WRITTEN PROBLEM ▸
Write out the data again exactly, skipping every picture.

DATA PROVIDED ▸
········

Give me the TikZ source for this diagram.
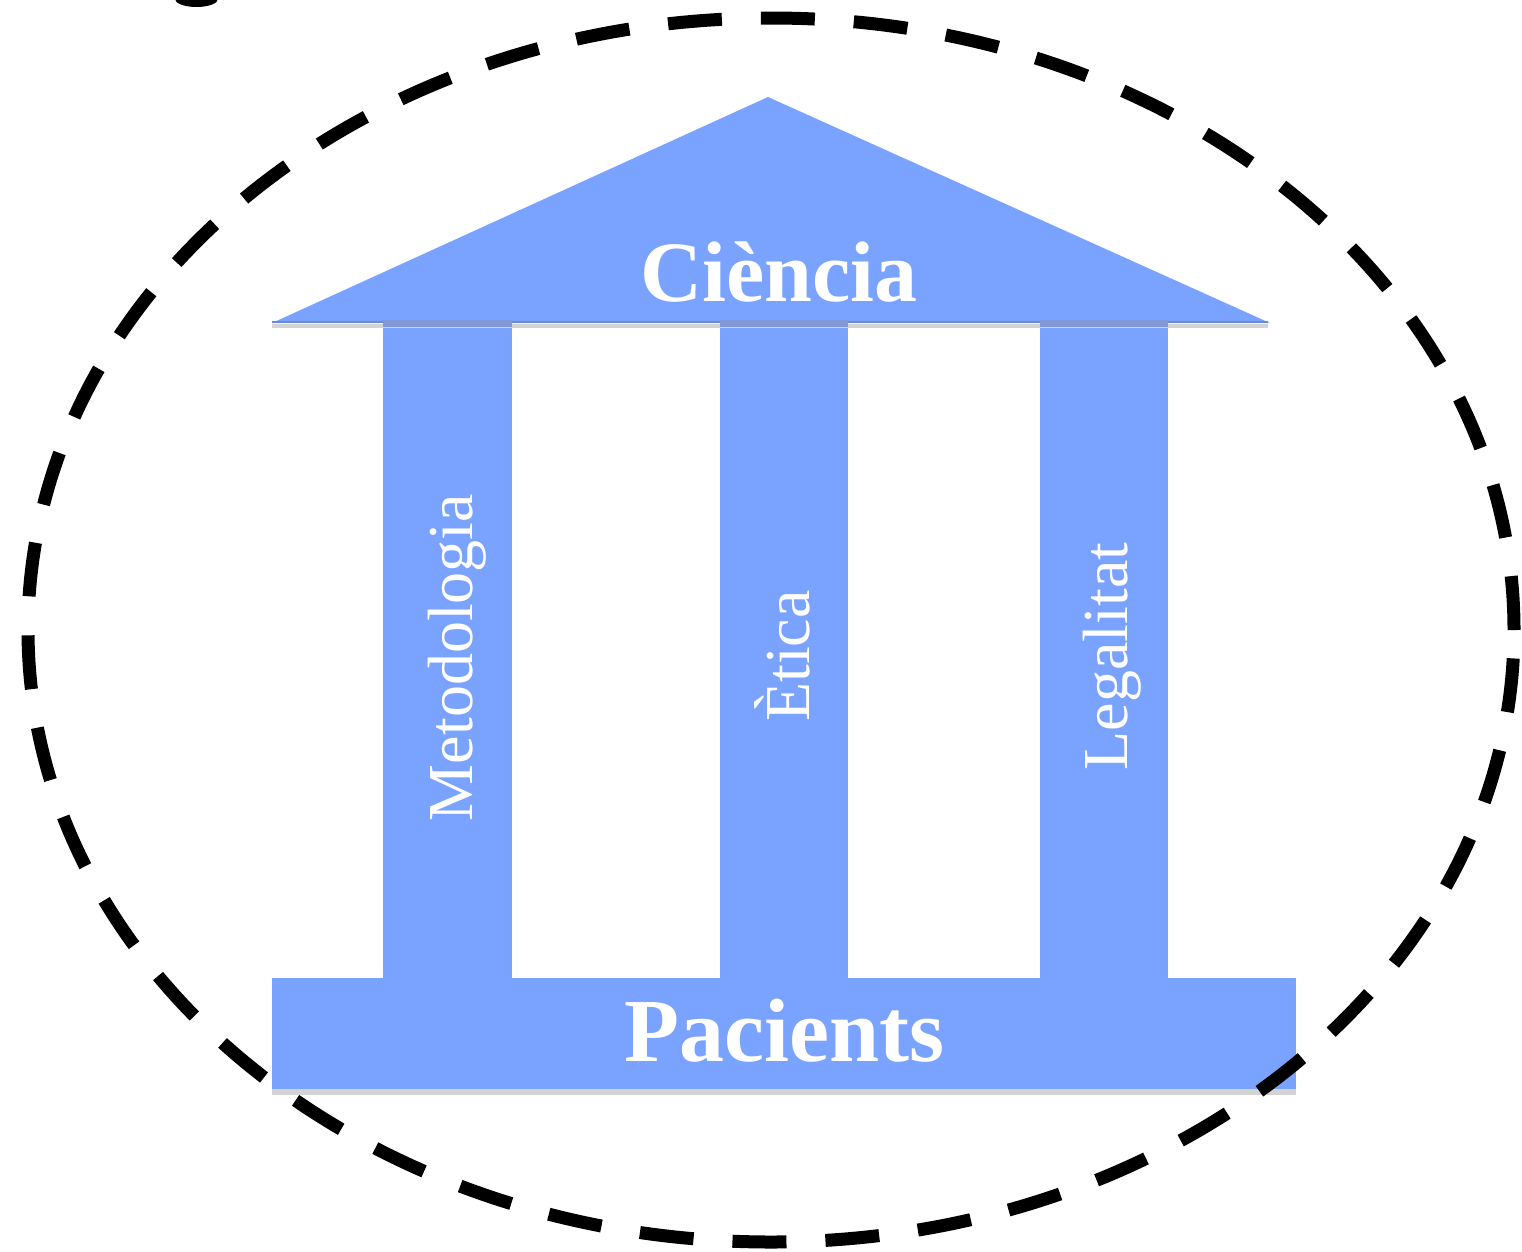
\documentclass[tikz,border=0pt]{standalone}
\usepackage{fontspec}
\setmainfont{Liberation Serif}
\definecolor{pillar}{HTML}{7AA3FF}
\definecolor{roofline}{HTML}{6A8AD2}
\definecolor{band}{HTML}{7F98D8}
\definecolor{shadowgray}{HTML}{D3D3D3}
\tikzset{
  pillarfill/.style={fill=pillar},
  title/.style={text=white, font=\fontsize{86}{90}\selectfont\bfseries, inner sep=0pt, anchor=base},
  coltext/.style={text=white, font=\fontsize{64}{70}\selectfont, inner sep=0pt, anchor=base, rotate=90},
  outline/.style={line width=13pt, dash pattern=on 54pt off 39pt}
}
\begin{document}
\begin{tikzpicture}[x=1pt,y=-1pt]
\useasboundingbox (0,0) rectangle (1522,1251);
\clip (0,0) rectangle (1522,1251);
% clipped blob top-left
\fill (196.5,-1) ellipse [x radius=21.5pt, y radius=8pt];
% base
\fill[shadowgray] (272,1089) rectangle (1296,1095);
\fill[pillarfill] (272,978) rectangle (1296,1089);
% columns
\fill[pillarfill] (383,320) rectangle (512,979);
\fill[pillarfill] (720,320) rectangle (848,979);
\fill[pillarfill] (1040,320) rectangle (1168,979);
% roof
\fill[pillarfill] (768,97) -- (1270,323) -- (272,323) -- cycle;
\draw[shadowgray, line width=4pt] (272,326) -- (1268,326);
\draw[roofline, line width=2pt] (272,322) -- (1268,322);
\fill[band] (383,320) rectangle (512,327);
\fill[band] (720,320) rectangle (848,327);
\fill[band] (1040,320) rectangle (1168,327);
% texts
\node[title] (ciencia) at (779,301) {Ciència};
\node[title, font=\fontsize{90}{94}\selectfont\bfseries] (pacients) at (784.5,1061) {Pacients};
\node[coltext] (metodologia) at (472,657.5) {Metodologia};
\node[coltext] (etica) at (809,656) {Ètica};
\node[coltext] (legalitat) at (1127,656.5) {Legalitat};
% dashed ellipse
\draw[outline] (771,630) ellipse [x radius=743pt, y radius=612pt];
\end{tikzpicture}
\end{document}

········

EXERCISE ANSWER ▸
Give me the TikZ source for this diagram.
\documentclass[tikz,border=0pt]{standalone}
\usepackage{fontspec}
\setmainfont{Liberation Serif}
\definecolor{pillar}{HTML}{7AA3FF}
\definecolor{roofline}{HTML}{6A8AD2}
\definecolor{band}{HTML}{7F98D8}
\definecolor{shadowgray}{HTML}{D3D3D3}
\tikzset{
  pillarfill/.style={fill=pillar},
  title/.style={text=white, font=\fontsize{86}{90}\selectfont\bfseries, inner sep=0pt, anchor=base},
  coltext/.style={text=white, font=\fontsize{64}{70}\selectfont, inner sep=0pt, anchor=base, rotate=90},
  outline/.style={line width=13pt, dash pattern=on 54pt off 39pt}
}
\begin{document}
\begin{tikzpicture}[x=1pt,y=-1pt]
\useasboundingbox (0,0) rectangle (1522,1251);
\clip (0,0) rectangle (1522,1251);
% clipped blob top-left
\fill (196.5,-1) ellipse [x radius=21.5pt, y radius=8pt];
% base
\fill[shadowgray] (272,1089) rectangle (1296,1095);
\fill[pillarfill] (272,978) rectangle (1296,1089);
% columns
\fill[pillarfill] (383,320) rectangle (512,979);
\fill[pillarfill] (720,320) rectangle (848,979);
\fill[pillarfill] (1040,320) rectangle (1168,979);
% roof
\fill[pillarfill] (768,97) -- (1270,323) -- (272,323) -- cycle;
\draw[shadowgray, line width=4pt] (272,326) -- (1268,326);
\draw[roofline, line width=2pt] (272,322) -- (1268,322);
\fill[band] (383,320) rectangle (512,327);
\fill[band] (720,320) rectangle (848,327);
\fill[band] (1040,320) rectangle (1168,327);
% texts
\node[title] (ciencia) at (779,301) {Ciència};
\node[title, font=\fontsize{90}{94}\selectfont\bfseries] (pacients) at (784.5,1061) {Pacients};
\node[coltext] (metodologia) at (472,657.5) {Metodologia};
\node[coltext] (etica) at (809,656) {Ètica};
\node[coltext] (legalitat) at (1127,656.5) {Legalitat};
% dashed ellipse
\draw[outline] (771,630) ellipse [x radius=743pt, y radius=612pt];
\end{tikzpicture}
\end{document}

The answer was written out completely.